Australia, New Zealand and Turkey remain joined in a new battle against terrorism more than a century after the Gallipoli landings, Prime Minister Malcolm Turnbull has told the national Anzac Day service.
In his first Anzac Day address as the nation’s leader, Mr Turnbull paid tribute to past and present defence personnel, reflecting on the Anzac legacy and ongoing campaigns in Afghanistan and the Middle East.
He told a crowd of thousands at the Australian War Memorial that Australia, NZ and Turkey counted Gallipoli as a momentous chapter.
“Today we offer our solidarity to the Turkish people as we and our allies battle together a new war against terrorism,” Mr Turnbull said.
The new battle was being fought both abroad and at home and in every dimension including cyber space.

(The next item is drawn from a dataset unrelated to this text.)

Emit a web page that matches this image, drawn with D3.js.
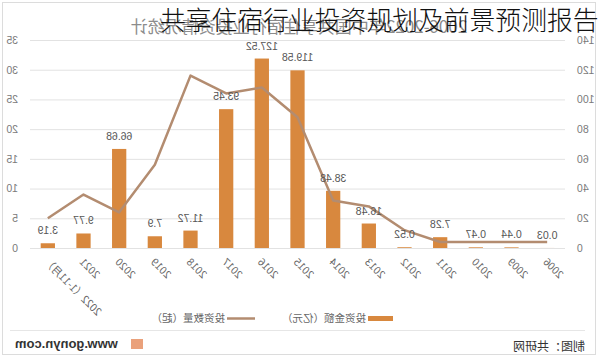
<!DOCTYPE html>
<html><head><meta charset="utf-8">
<script src="https://cdnjs.cloudflare.com/ajax/libs/d3/7.8.5/d3.min.js"></script>
<style>body{margin:0;background:#fff;}svg{display:block;}</style>
</head><body><svg id="c" width="600" height="359"></svg>
<script>
const categories = ['2006','2009','2010','2011','2012','2013','2014','2015','2016','2017','2018','2019','2020','2021','2022（1-11月）'];
const amountValues = [0.03,0.44,0.47,7.28,0.52,16.48,38.48,119.58,127.52,93.45,11.72,7.9,66.68,9.77,3.19];
const countValues = [1,1,1,1,3,7,8,22,27,26,29,14,6,9,5];
const amountTicks = [0,20,40,60,80,100,120,140];
const countTicks = [0,5,10,15,20,25,30,35];
const chartTitle = '2006-2022年中国共享住宿行业投资情况统计';
const overlayTitle = '共享住宿行业投资规划及前景预测报告';
const legendAmount = '投资金额（亿元）';
const legendCount = '投资数量（起）';
const sourceText = '制图：共研网';
const siteText = 'www.gonyn.com';

const svg = d3.select('#c');
const W = 600;
const barColor = '#D8883E', lineColor = '#B38C70';
const numFont = '"Liberation Sans", Arial, sans-serif';
const cjkFont = '"Noto Sans CJK SC", sans-serif';

// frame
svg.append('rect').attr('x',2.5).attr('y',2.5).attr('width',593).attr('height',352)
  .attr('fill','none').attr('stroke','#dcdcdc');

// the chart is drawn mirrored horizontally
const g = svg.append('g').attr('transform',`translate(${W},0) scale(-1,1)`);

const x = d3.scaleBand().domain(categories).range([35,570]).paddingInner(0.6).paddingOuter(0.3);
const yA = d3.scaleLinear().domain([0,140]).range([248,40]);
const yC = d3.scaleLinear().domain([0,35]).range([248,40]);

// grid
g.append('g').selectAll('line').data(amountTicks).join('line')
  .attr('x1',35).attr('x2',570).attr('y1',d=>yA(d)+0.5).attr('y2',d=>yA(d)+0.5)
  .attr('stroke','#e2e2e2').attr('stroke-width',1);

// axes
const axL = g.append('g').attr('transform','translate(27,0)')
  .call(d3.axisLeft(yA).tickValues(amountTicks).tickSize(0).tickPadding(4));
const axR = g.append('g').attr('transform','translate(578,0)')
  .call(d3.axisRight(yC).tickValues(countTicks).tickSize(0).tickPadding(4));
[axL,axR].forEach(a=>{a.select('.domain').remove();
  a.selectAll('text').attr('fill','#7a7a7a').style('font-family',numFont).style('font-size','10.5px');});

const axB = g.append('g').attr('transform','translate(0,248)')
  .call(d3.axisBottom(x).tickSize(0).tickPadding(0));
axB.select('.domain').remove();
axB.selectAll('text')
  .attr('text-anchor','end').attr('y',0).attr('dy','0.35em')
  .attr('transform','translate(2,12) rotate(-45)')
  .attr('fill','#666').style('font-family',cjkFont).style('font-size','10.5px');

// bars
g.append('g').selectAll('rect').data(categories).join('rect')
  .attr('x',d=>x(d)).attr('width',x.bandwidth())
  .attr('y',(d,i)=>yA(amountValues[i])).attr('height',(d,i)=>248-yA(amountValues[i]))
  .attr('fill',barColor);

// line
const line = d3.line().x((d,i)=>x(categories[i])+x.bandwidth()/2).y(d=>yC(d));
g.append('path').datum(countValues).attr('d',line).attr('fill','none')
  .attr('stroke',lineColor).attr('stroke-width',2.5).attr('stroke-linejoin','round');

// bar labels
g.append('g').selectAll('text').data(categories).join('text')
  .attr('x',d=>x(d)+x.bandwidth()/2).attr('y',(d,i)=>yA(amountValues[i])-9)
  .attr('text-anchor','middle').attr('fill','#555')
  .style('font-family',numFont).style('font-size','10.5px')
  .text((d,i)=>amountValues[i]);

// chart title
g.append('text').attr('x',301).attr('y',33).attr('text-anchor','middle')
  .attr('fill','#8c8c8c').style('font-family',cjkFont).style('font-size','17px').text(chartTitle);

// legend
g.append('rect').attr('x',207).attr('y',316).attr('width',25).attr('height',5).attr('fill',barColor);
g.append('text').attr('x',234).attr('y',322).attr('fill','#666')
  .style('font-family',cjkFont).style('font-size','10.5px').text(legendAmount);
g.append('line').attr('x1',345).attr('x2',373).attr('y1',318.5).attr('y2',318.5)
  .attr('stroke',lineColor).attr('stroke-width',2.5);
g.append('text').attr('x',375).attr('y',322).attr('fill','#666')
  .style('font-family',cjkFont).style('font-size','10.5px').text(legendCount);

// separator
g.append('line').attr('x1',15).attr('x2',590).attr('y1',330.5).attr('y2',330.5).attr('stroke','#e6e6e6');

// source
g.append('text').attr('x',15).attr('y',351).attr('fill','#333')
  .style('font-family',cjkFont).style('font-size','12px').text(sourceText);
g.append('rect').attr('x',457).attr('y',339).attr('width',12).attr('height',10).attr('fill','#E58A5A').attr('opacity',0.8);
g.append('text').attr('x',585).attr('y',348).attr('text-anchor','end').attr('fill','#333')
  .style('font-family',numFont).style('font-size','13px').style('font-weight','bold').text(siteText);

// overlay title (not mirrored)
svg.append('text').attr('x',160).attr('y',30).attr('fill','#111')
  .style('font-family',cjkFont).style('font-size','25.8px').style('font-weight','300').text(overlayTitle);
</script></body></html>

But Mr Turnbull said Anzac Day was not about glorifying war, but inspiring Australians to be better.
“This day does not commemorate a triumph of arms,” he said.
“It commemorates the triumph of the human spirit, the courage and resolve of those men and women who 100 years ago and ever since, and today put their lives on the line.”
Australia did not boast of victories, parade missiles or tanks in a display of might, nor hero worship military leaders – but respected them.
“We choose to stand as one in a moment of silent contemplation, in tribute to those who fought and died so that we could live in freedom.”
The prime minister also used the speech to touch on his own family’s service record, including wife Lucy’s pilot grandfather and his own grandfather Fred Turnbull who served on the Western Front.
“Almost every family served,” he said of the WWI years in Australia.